For me, the perfect Thanksgiving morning would include a hardy breakfast followed by family, friends and myself lacing ’ em up and playing some good ol’ backyard football.
The smell of the grass, the crisp morning air, the good-natured jawing and laying out grandma as she tries to run a slant pattern across my zone. There are no defenseless receiver penalties in my family.
But this year, that wasn’t the case. This Thanksgiving, I woke up, had an apple and an orange, drank a big glass of water and headed to something that carried more purpose than getting in a cheap shot on a beloved relative.
I ran in the seventh annual Michael Bratton II Turkey Trot along with about 1,800 others. It was my first time running the event, and if you have read my previous columns, you know I detest running, but for this cause and for the Bratton family, I gladly strapped on my running shoes and took to trotting.
In its seventh year, the Turkey Trot is as strong as ever, and the message is still as powerful as ever.
As Michael Bratton Sr. addressed the masses, talking of his son who took his own life in 2006, my heart sank. The loss of a child seems so unbearable, I quiver just thinking about it.
But what the entire Bratton family has done has allowed hope and positivity to sprout from its loss.
The Turkey Trot has captured the attention of this community, and has helped to prevent and combat depression. The Turkey Trot is completely nonprofit, sending funds raised from the event to Nevada Union programs as well as Anew Day, a counseling service for individuals and groups.
This is one of the many reasons I love sports and, even more so, community sports.

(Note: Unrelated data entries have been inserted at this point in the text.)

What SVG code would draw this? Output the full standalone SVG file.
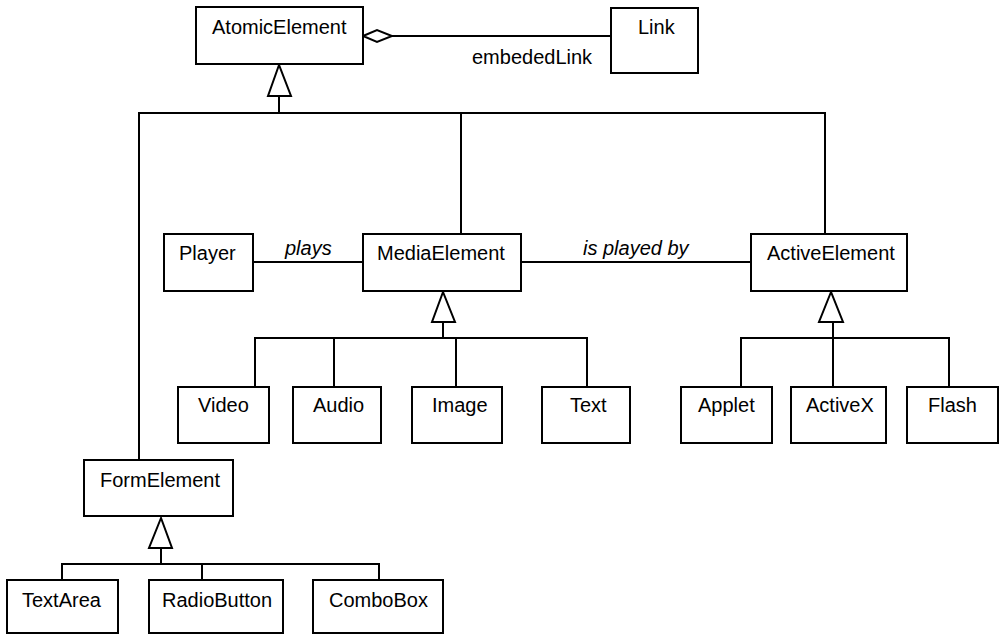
<svg xmlns="http://www.w3.org/2000/svg" width="1001" height="636" viewBox="0 0 1001 636">
  <style>
    .box { fill: #fff; stroke: #000; stroke-width: 2; }
    .lbl { font-family: "Liberation Sans", Arial, sans-serif; font-size: 20px; fill: #000; }
    .it { font-style: italic; }
    .ln { fill: none; stroke: #000; stroke-width: 2; }
    .tri { fill: #fff; stroke: #000; stroke-width: 2; stroke-linejoin: miter; }
  </style>
  <rect width="1001" height="636" fill="#fff"/>

  <!-- connectors -->
  <g id="connectors">
    <!-- aggregation AtomicElement <>- Link -->
    <line class="ln" x1="392" y1="36" x2="611" y2="36"/>
    <polygon class="tri" points="363,36 377,30 392,36 377,42"/>
    <text class="lbl" x="472" y="64">embededLink</text>

    <!-- generalization to AtomicElement -->
    <polyline class="ln" points="139,460 139,113 825,113 825,234"/>
    <line class="ln" x1="461" y1="113" x2="461" y2="234"/>
    <line class="ln" x1="279" y1="96" x2="279" y2="113"/>
    <polygon class="tri" points="279,65 268,96 291,96"/>

    <!-- associations -->
    <line class="ln" x1="253" y1="262" x2="363" y2="262"/>
    <text class="lbl it" x="285" y="255">plays</text>
    <line class="ln" x1="521" y1="262" x2="751" y2="262"/>
    <text class="lbl it" x="583" y="255">is played by</text>

    <!-- generalization to MediaElement -->
    <polyline class="ln" points="255,387 255,338 587,338 587,387"/>
    <line class="ln" x1="334" y1="338" x2="334" y2="387"/>
    <line class="ln" x1="456" y1="338" x2="456" y2="387"/>
    <line class="ln" x1="443" y1="322" x2="443" y2="338"/>
    <polygon class="tri" points="443,292 432,322 455,322"/>

    <!-- generalization to ActiveElement -->
    <polyline class="ln" points="741,387 741,338 949,338 949,387"/>
    <line class="ln" x1="833" y1="322" x2="833" y2="387"/>
    <polygon class="tri" points="831,292 819,322 843,322"/>

    <!-- generalization to FormElement -->
    <polyline class="ln" points="62,580 62,564 379,564 379,580"/>
    <line class="ln" x1="202" y1="564" x2="202" y2="580"/>
    <line class="ln" x1="161" y1="548" x2="161" y2="564"/>
    <polygon class="tri" points="161,518 149,548 172,548"/>
  </g>

  <g id="AtomicElement"><rect class="box" x="196" y="7" width="167" height="57"/><text class="lbl" x="212" y="34">AtomicElement</text></g>
  <g id="Link"><rect class="box" x="611" y="8" width="87" height="65"/><text class="lbl" x="638" y="34">Link</text></g>

  <g id="Player"><rect class="box" x="164" y="234" width="89" height="57"/><text class="lbl" x="179" y="260">Player</text></g>
  <g id="MediaElement"><rect class="box" x="363" y="234" width="158" height="57"/><text class="lbl" x="377" y="260">MediaElement</text></g>
  <g id="ActiveElement"><rect class="box" x="751" y="234" width="156" height="57"/><text class="lbl" x="767" y="260">ActiveElement</text></g>

  <g id="Video"><rect class="box" x="178" y="387" width="91" height="56"/><text class="lbl" x="198" y="412">Video</text></g>
  <g id="Audio"><rect class="box" x="293" y="387" width="88" height="56"/><text class="lbl" x="313" y="412">Audio</text></g>
  <g id="Image"><rect class="box" x="412" y="387" width="90" height="56"/><text class="lbl" x="432" y="412">Image</text></g>
  <g id="Text"><rect class="box" x="542" y="387" width="88" height="56"/><text class="lbl" x="570" y="412">Text</text></g>

  <g id="Applet"><rect class="box" x="681" y="387" width="91" height="56"/><text class="lbl" x="698" y="412">Applet</text></g>
  <g id="ActiveX"><rect class="box" x="791" y="387" width="95" height="56"/><text class="lbl" x="806" y="412">ActiveX</text></g>
  <g id="Flash"><rect class="box" x="907" y="387" width="91" height="56"/><text class="lbl" x="928" y="412">Flash</text></g>

  <g id="FormElement"><rect class="box" x="84" y="460" width="149" height="56"/><text class="lbl" x="100" y="487">FormElement</text></g>

  <g id="TextArea"><rect class="box" x="7" y="580" width="111" height="53"/><text class="lbl" x="22" y="607">TextArea</text></g>
  <g id="RadioButton"><rect class="box" x="149" y="580" width="134" height="53"/><text class="lbl" x="162" y="607">RadioButton</text></g>
  <g id="ComboBox"><rect class="box" x="313" y="580" width="130" height="53"/><text class="lbl" x="329" y="607">ComboBox</text></g>
</svg>
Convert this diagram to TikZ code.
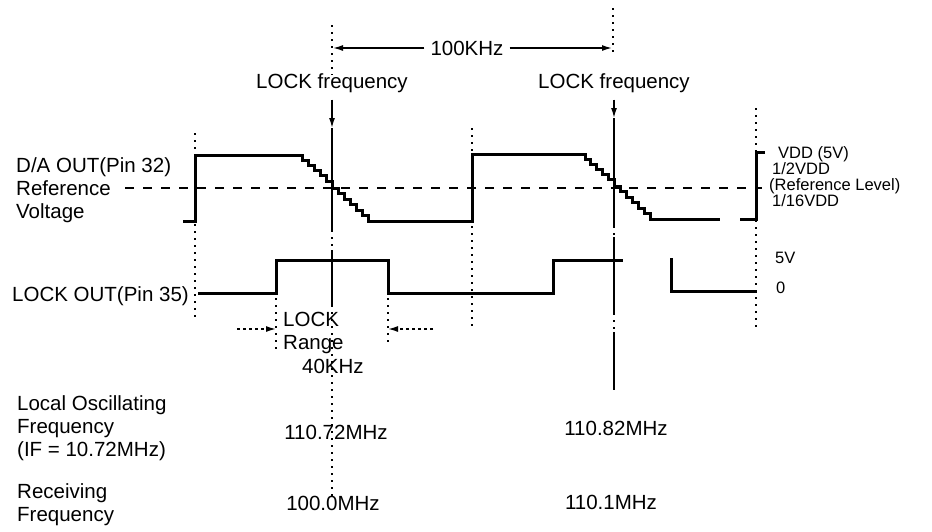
\documentclass[tikz,border=0pt]{standalone}
\usepackage{fontspec}
\setmainfont{Liberation Sans}
\usetikzlibrary{arrows.meta,positioning}
\newcommand{\levelfont}{\fontsize{16.5}{16}\selectfont}

\begin{document}
\begin{tikzpicture}[x=1pt,y=-1pt,
    every node/.style={inner sep=0pt,font=\fontsize{20.5}{23}\selectfont},
    lbl/.style={anchor=north west,align=left},
    levellbl/.style={anchor=north west,align=left,font=\levelfont},
    wave/.style={line width=3pt,line join=miter},
    marker/.style={line width=1.5pt},
    guide/.style={line width=1.5pt,dash pattern=on 2pt off 5pt},
    reflevel/.style={line width=1.4pt,dash pattern=on 9pt off 9pt},
    tip/.style={-{Latex[length=10pt,width=6pt]}}]
  \useasboundingbox (0,0) rectangle (932,531);

  % signal names
  \node[lbl] (daout) at (16,157) {D/A OUT(Pin 32)\\Reference\\Voltage};
  \node[anchor=west] (lockout) at (12,296) {LOCK OUT(Pin 35)};
  \node[lbl] (locosc) at (17,395) {Local Oscillating\\Frequency\\(IF = 10.72MHz)};
  \node[lbl,below=23pt of locosc.south west,anchor=north west] (recv) {Receiving\\Frequency};

  % top markers
  \node (khz) at (467,48) {100KHz};
  \node (lockf1) at (332,83) {LOCK frequency};
  \node (lockf2) at (614,83) {LOCK frequency};
  \coordinate (khzl) at (333,48);
  \coordinate (khzr) at (612,48);
  \coordinate (lf1tip) at (332,128);
  \coordinate (lf2tip) at (614,118);
  \draw[marker,tip,shorten <=6pt] (khz.west) -- (khzl);
  \draw[marker,tip,shorten <=6pt] (khz.east) -- (khzr);
  \draw[marker,tip,shorten <=7pt] (lockf1.south) -- (lf1tip);
  \draw[marker,tip,shorten <=7pt] (lockf2.south) -- (lf2tip);

  % time marks
  \foreach \x/\ya/\yb in {195/133/320, 472/128/327, 756/108/330, 276/298/350,
      388/298/345, 332/25/75, 613/8/53, 332/230/250, 332/305/497,
      614/226/237, 614/313/332}
    \draw[guide] (\x,\ya) -- (\x,\yb);
  \foreach \x/\ya/\yb in {332/128/230, 332/250/305, 614/118/226,
      614/237/313, 614/332/390}
    \draw[marker] (\x,\ya) -- (\x,\yb);

  % D/A output
  \draw[reflevel] (125,188) -- (762,188);
  \draw[wave] (183,221) -- (195,221) -- (195,155) -- (302,155)
    \foreach \s in {1,...,5}{ -- ++(0,5.2) -- ++(6,0)}
    -- (332,188)
    \foreach \s in {1,...,6}{ -- ++(6,0) -- ++(0,5.5)}
    -- (472,221) -- (472,154) -- (585,154)
    \foreach \s in {1,...,5}{ -- ++(0,5) -- ++(5.8,0)}
    -- (614,186)
    \foreach \s in {1,...,6}{ -- ++(6,0) -- ++(0,5.5)}
    -- (720,219);
  \draw[wave] (740,219) -- (756,219) -- (756,152) -- (765,152);
  \node[levellbl] (vdd) at (769,146)
    {\hspace*{9pt}VDD (5V)\\\hspace*{3pt}1/2VDD\\(Reference Level)\\\hspace*{3pt}1/16VDD};

  % lock output
  \draw[wave] (198,293) -- (276,293) -- (276,260) -- (388,260) -- (388,293)
    -- (553,293) -- (553,260) -- (623,260);
  \draw[wave] (671,258) -- (671,291) -- (757,291);
  \node[levellbl,anchor=west] (fivev) at (775,258) {5V};
  \node[levellbl,anchor=west] (zerov) at (776,288) {0};

  % lock range
  \node[lbl] (lockrange) at (283,312) {LOCK\\Range};
  \node[lbl,below right=5pt and 19pt of lockrange.south west,anchor=north west] (range40) {40KHz};
  \coordinate (rngl) at (237,329);
  \coordinate (rngla) at (276,329);
  \coordinate (rngr) at (433,329);
  \coordinate (rngra) at (388,329);
  \draw[marker,tip,dashed] (rngl) -- (rngla);
  \draw[marker,tip,dashed] (rngr) -- (rngra);

  % frequencies
  \node (lo1) at (336,432) {110.72MHz};
  \node (rx1) at (333,503) {100.0MHz};
  \node (lo2) at (616,428) {110.82MHz};
  \node (rx2) at (611,502) {110.1MHz};
\end{tikzpicture}
\end{document}
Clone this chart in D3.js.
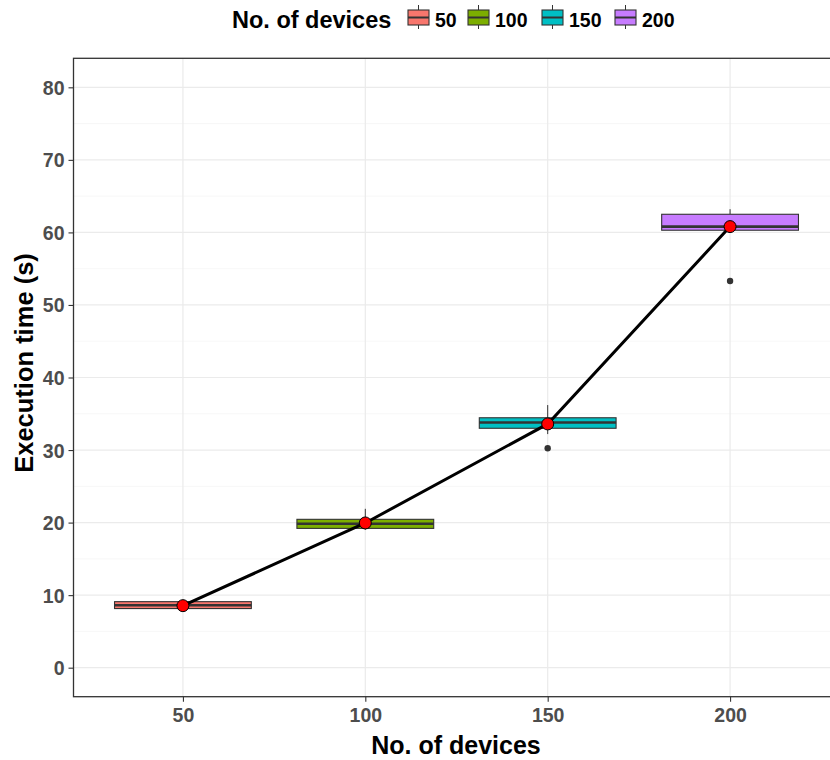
<!DOCTYPE html>
<html>
<head>
<meta charset="utf-8">
<script src="https://cdn.jsdelivr.net/npm/d3@7"></script>
<style>
  html, body { margin: 0; padding: 0; background: #fff; }
  svg { display: block; font-family: "Liberation Sans", Arial, Helvetica, sans-serif; }
</style>
</head>
<body>
<svg id="chart" width="830" height="760"></svg>
<script>
// Execution time of the run for each number of devices
const devices = ["50", "100", "150", "200"];
const whiskerLow = [8.0, 19.0, 32.2, 60.1];
const q1 = [8.15, 19.2, 33.0, 60.3];
const median = [8.6, 19.85, 33.8, 60.8];
const q3 = [9.1, 20.45, 34.45, 62.5];
const whiskerHigh = [9.3, 21.9, 36.2, 63.2];
const outliers = [[], [], [30.25], [53.3]];
const means = [8.55, 19.95, 33.6, 60.8];
const fills = ["#F8766D", "#7CAE00", "#00BFC4", "#C77CFF"];
const yTicks = [0, 10, 20, 30, 40, 50, 60, 70, 80];
const yMinor = [5, 15, 25, 35, 45, 55, 65, 75];

const svg = d3.select("#chart");
const panel = { left: 73.5, top: 58.3, right: 839.5, bottom: 696.7 };

const x = d3.scalePoint().domain(devices).range([panel.left, panel.right]).padding(0.6);
const y = d3.scaleLinear().domain([-4, 84]).range([panel.bottom, panel.top]);
const boxW = x.step() * 0.75;

const rows = devices.map((d, i) => ({
  d, lo: whiskerLow[i], q1: q1[i], med: median[i], q3: q3[i], hi: whiskerHigh[i],
  out: outliers[i], mean: means[i], fill: fills[i]
}));

// panel background and grid
const g = svg.append("g");
g.append("rect").attr("x", panel.left).attr("y", panel.top)
  .attr("width", panel.right - panel.left).attr("height", panel.bottom - panel.top)
  .attr("fill", "#fff");
g.selectAll(".ymin").data(yMinor).join("line")
  .attr("x1", panel.left).attr("x2", panel.right)
  .attr("y1", d => y(d)).attr("y2", d => y(d))
  .attr("stroke", "#f2f2f2").attr("stroke-width", 0.6);
g.selectAll(".ymaj").data(yTicks).join("line")
  .attr("x1", panel.left).attr("x2", panel.right)
  .attr("y1", d => y(d)).attr("y2", d => y(d))
  .attr("stroke", "#ebebeb").attr("stroke-width", 1.2);
g.selectAll(".xmaj").data(devices).join("line")
  .attr("x1", d => x(d)).attr("x2", d => x(d))
  .attr("y1", panel.top).attr("y2", panel.bottom)
  .attr("stroke", "#ebebeb").attr("stroke-width", 1.2);

// boxplots
const bp = svg.append("g");
bp.selectAll(".whisk").data(rows).join("g").each(function(r) {
  const s = d3.select(this);
  s.append("line").attr("x1", x(r.d)).attr("x2", x(r.d))
    .attr("y1", y(r.hi)).attr("y2", y(r.q3)).attr("stroke", "#333").attr("stroke-width", 1);
  s.append("line").attr("x1", x(r.d)).attr("x2", x(r.d))
    .attr("y1", y(r.q1)).attr("y2", y(r.lo)).attr("stroke", "#333").attr("stroke-width", 1);
  s.append("rect").attr("x", x(r.d) - boxW / 2).attr("width", boxW)
    .attr("y", y(r.q3)).attr("height", y(r.q1) - y(r.q3))
    .attr("fill", r.fill).attr("stroke", "#333").attr("stroke-width", 1.1);
  s.append("line").attr("x1", x(r.d) - boxW / 2).attr("x2", x(r.d) + boxW / 2)
    .attr("y1", y(r.med)).attr("y2", y(r.med)).attr("stroke", "#333").attr("stroke-width", 2.6);
  s.selectAll("circle").data(r.out).join("circle")
    .attr("cx", x(r.d)).attr("cy", v => y(v)).attr("r", 3.2).attr("fill", "#333");
});

// mean line and points
const line = d3.line().x(r => x(r.d)).y(r => y(r.mean));
svg.append("path").datum(rows).attr("d", line)
  .attr("fill", "none").attr("stroke", "#000").attr("stroke-width", 3);
svg.append("g").selectAll("circle").data(rows).join("circle")
  .attr("cx", r => x(r.d)).attr("cy", r => y(r.mean)).attr("r", 6)
  .attr("fill", "#ff0000").attr("stroke", "#000").attr("stroke-width", 1);

// panel border
svg.append("rect").attr("x", panel.left).attr("y", panel.top)
  .attr("width", panel.right - panel.left).attr("height", panel.bottom - panel.top)
  .attr("fill", "none").attr("stroke", "#333").attr("stroke-width", 1.3);

// axes
const yAxis = d3.axisLeft(y).tickValues(yTicks).tickSize(5).tickPadding(4);
const ya = svg.append("g").attr("transform", `translate(${panel.left},0)`).call(yAxis);
const xAxis = d3.axisBottom(x).tickSize(5).tickPadding(5);
const xa = svg.append("g").attr("transform", `translate(0,${panel.bottom})`).call(xAxis);
[ya, xa].forEach(a => {
  a.select(".domain").remove();
  a.selectAll(".tick line").attr("stroke", "#333").attr("stroke-width", 1.1);
  a.selectAll(".tick text").attr("fill", "#4d4d4d").attr("font-size", 19.5)
    .attr("font-weight", "bold").attr("font-family", "Liberation Sans, Arial, sans-serif");
});
ya.selectAll(".tick text").attr("dy", "0.36em");
xa.selectAll(".tick text").attr("dy", "0.78em");

// axis titles
svg.append("text").attr("x", 456).attr("y", 754)
  .attr("text-anchor", "middle").attr("font-size", 25).attr("font-weight", "bold")
  .attr("fill", "#000").text("No. of devices");
svg.append("text").attr("transform", `translate(33,363) rotate(-90)`)
  .attr("text-anchor", "middle").attr("font-size", 25.5).attr("font-weight", "bold")
  .attr("fill", "#000").text("Execution time (s)");

// legend
const lg = svg.append("g");
lg.append("text").attr("x", 232).attr("y", 28).attr("font-size", 23.5).attr("font-weight", "bold")
  .attr("fill", "#000").text("No. of devices");
const keyX = [408, 468, 542, 615];
rows.forEach((r, i) => {
  const kx = keyX[i], kw = 21, cx = kx + kw / 2;
  lg.append("line").attr("x1", cx).attr("x2", cx).attr("y1", 5).attr("y2", 29)
    .attr("stroke", "#333").attr("stroke-width", 1);
  lg.append("rect").attr("x", kx).attr("y", 10).attr("width", kw).attr("height", 15)
    .attr("fill", r.fill).attr("stroke", "#333").attr("stroke-width", 1.1);
  lg.append("line").attr("x1", kx).attr("x2", kx + kw).attr("y1", 17.5).attr("y2", 17.5)
    .attr("stroke", "#333").attr("stroke-width", 2);
  lg.append("text").attr("x", kx + kw + 6).attr("y", 27).attr("font-size", 19.5)
    .attr("font-weight", "bold").attr("fill", "#000").text(r.d);
});
</script>
</body>
</html>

Name another event in town that could draw nearly 2,000 people at 7:30 a.m. that involves running. Outside of the Barbara Schmidt Millar Triathlon, I can’t.
The Turkey Trot has become a tradition in this area — a tradition that is growing, allowing the Brattons’ tragedy to become a beacon of hope for so many others. And as the Turkey Trot continues to grow, the message sent gets louder and louder, and the memory of Michael Bratton II will last longer and longer.
During the winter months many experience the extreme emotional highs and lows that accompany life during the holiday season, and if you find yourself mired in the lows, please don’t be afraid or ashamed to seek help. There are several places locally to get help if needed. There is the Nevada County Crisis Line, (530) 265-5811, available 24 hours a day everyday, and of course Anew Day, which can be reached at (530) 271-1100.
So this Thanksgiving that I am spending at my desk at The Union, I am thankful for the Turkey Trot and all the good it does and I’m thankful to be part of such a strong, supportive and athletics-inspired community. And next year when the Turkey Trot rolls around, I will definitely … volunteer. Like I said, great cause, but I truly loathe running.